▶ **WHAT YOU HAVE TO DO**: Copy the lines of the data below exactly, starting at the first and stopping after the line that contains "const fmt = (v: number)"; include no pictures.

>> START DATASET EXCERPT

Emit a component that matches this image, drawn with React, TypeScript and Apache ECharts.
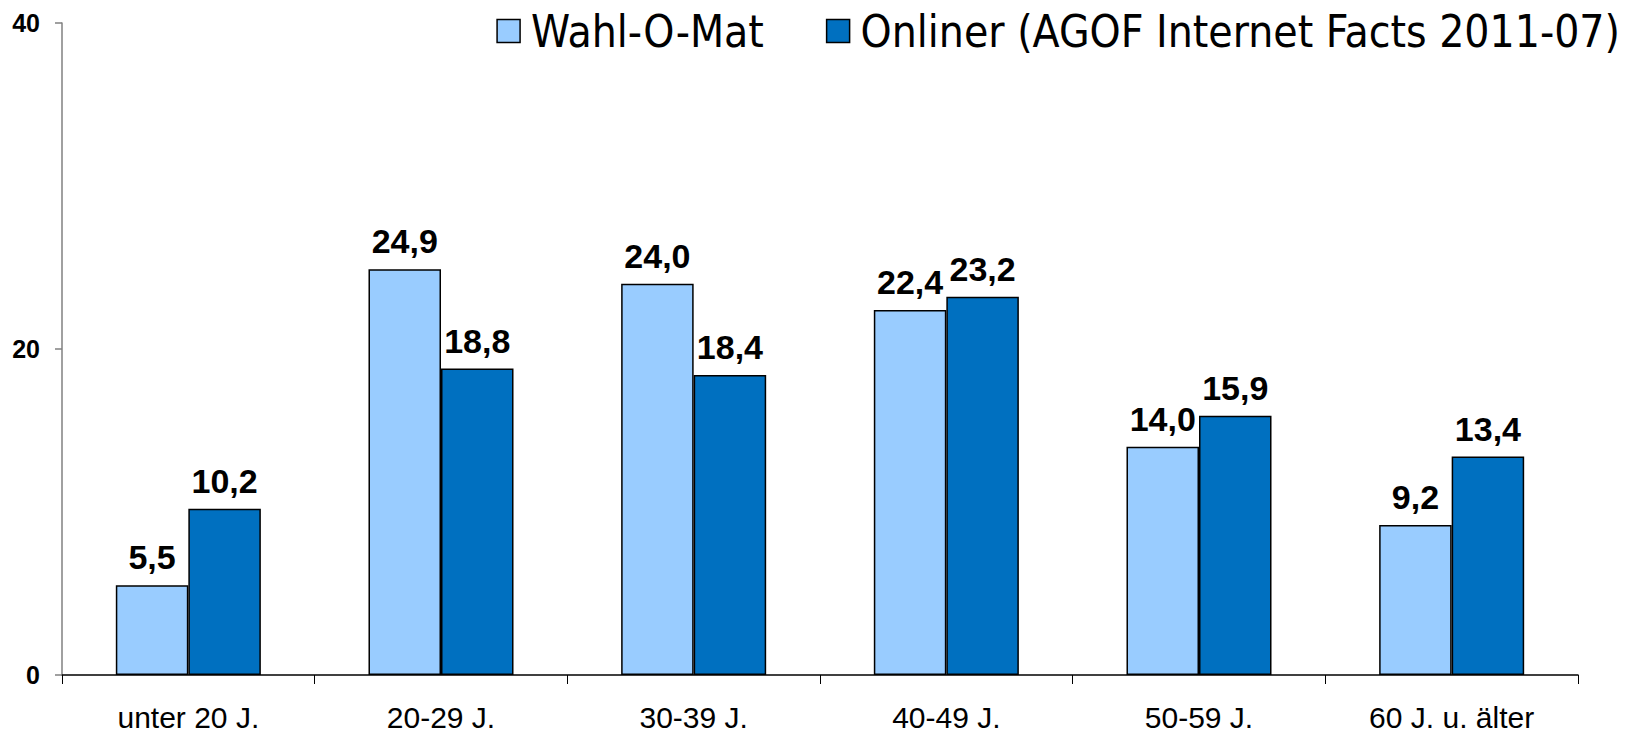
import React, { useEffect, useRef } from "react";
import * as echarts from "echarts";

const categories = ["unter 20 J.", "20-29 J.", "30-39 J.", "40-49 J.", "50-59 J.", "60 J. u. älter"];
const wahlOMat = [5.5, 24.9, 24.0, 22.4, 14.0, 9.2];
const onliner = [10.2, 18.8, 18.4, 23.2, 15.9, 13.4];
const seriesNames = ["Wahl-O-Mat", "Onliner (AGOF Internet Facts 2011-07)"];
const colors = ["#99CCFF", "#0070C0"];

const fmt = (v: number) => v.toFixed(1).replace(".", ",");

export default function App() {
  const ref = useRef<HTMLDivElement>(null);
  useEffect(() => {
    if (!ref.current) return;
    const chart = echarts.init(ref.current, null, { renderer: "svg" });
    const mk = (name: string, data: number[], color: string) => ({
      name,
      type: "bar",
      data,
      barGap: "0%",
      barCategoryGap: "42.6%",
      itemStyle: { color, borderColor: "#000", borderWidth: 1.5 },
      label: {
        show: true,
        position: "top",
        distance: 11,
        formatter: (p: any) => fmt(p.value),
        fontFamily: "Liberation Sans, Arial, sans-serif",
        fontWeight: "bold",
        fontSize: 34,
        color: "#000",
      },
    });
    chart.setOption({
      animation: false,
      backgroundColor: "#fff",
      grid: { left: 62, right: 68, top: 23, bottom: 52, containLabel: false },
      legend: {
        data: seriesNames,
        right: 21,
        top: 4,
        itemWidth: 23,
        itemHeight: 23,
        itemGap: 62,
        icon: "rect",
        textStyle: {
          fontFamily: "DejaVu Sans Condensed, DejaVu Sans",
          fontSize: 44,
          color: "#000",
          padding: [0, 0, 0, 6],
        },
        itemStyle: { borderColor: "#000", borderWidth: 1.5 },
      },
      xAxis: {
        type: "category",
        data: categories,
        axisLine: { lineStyle: { color: "#000", width: 1.5 } },
        axisTick: { show: true, length: 9, lineStyle: { color: "#000" } },
        axisLabel: {
          fontFamily: "Liberation Sans, Arial, sans-serif",
          fontSize: 30,
          color: "#000",
          margin: 27,
        },
      },
      yAxis: {
        type: "value",
        min: 0,
        max: 40,
        interval: 20,
        splitLine: { show: false },
        axisLine: { show: true, lineStyle: { color: "#808080", width: 1.5 } },
        axisTick: { show: true, length: 7, lineStyle: { color: "#808080", width: 1.5 } },
        axisLabel: {
          fontFamily: "Liberation Sans, Arial, sans-serif",
          fontWeight: "bold",
          fontSize: 25,
          color: "#000",
          margin: 22,
        },
      },
      series: [mk(seriesNames[0], wahlOMat, colors[0]), mk(seriesNames[1], onliner, colors[1])],
    });
    return () => chart.dispose();
  }, []);
  return (
    <div
      ref={ref}
      style={{ position: "absolute", left: 0, top: 0, width: 1646, height: 732 }}
    />
  );
}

>> END DATASET EXCERPT

▶ **CORRECT ANSWER**:
Emit a component that matches this image, drawn with React, TypeScript and Apache ECharts.
import React, { useEffect, useRef } from "react";
import * as echarts from "echarts";

const categories = ["unter 20 J.", "20-29 J.", "30-39 J.", "40-49 J.", "50-59 J.", "60 J. u. älter"];
const wahlOMat = [5.5, 24.9, 24.0, 22.4, 14.0, 9.2];
const onliner = [10.2, 18.8, 18.4, 23.2, 15.9, 13.4];
const seriesNames = ["Wahl-O-Mat", "Onliner (AGOF Internet Facts 2011-07)"];
const colors = ["#99CCFF", "#0070C0"];

const fmt = (v: number) => v.toFixed(1).replace(".", ",");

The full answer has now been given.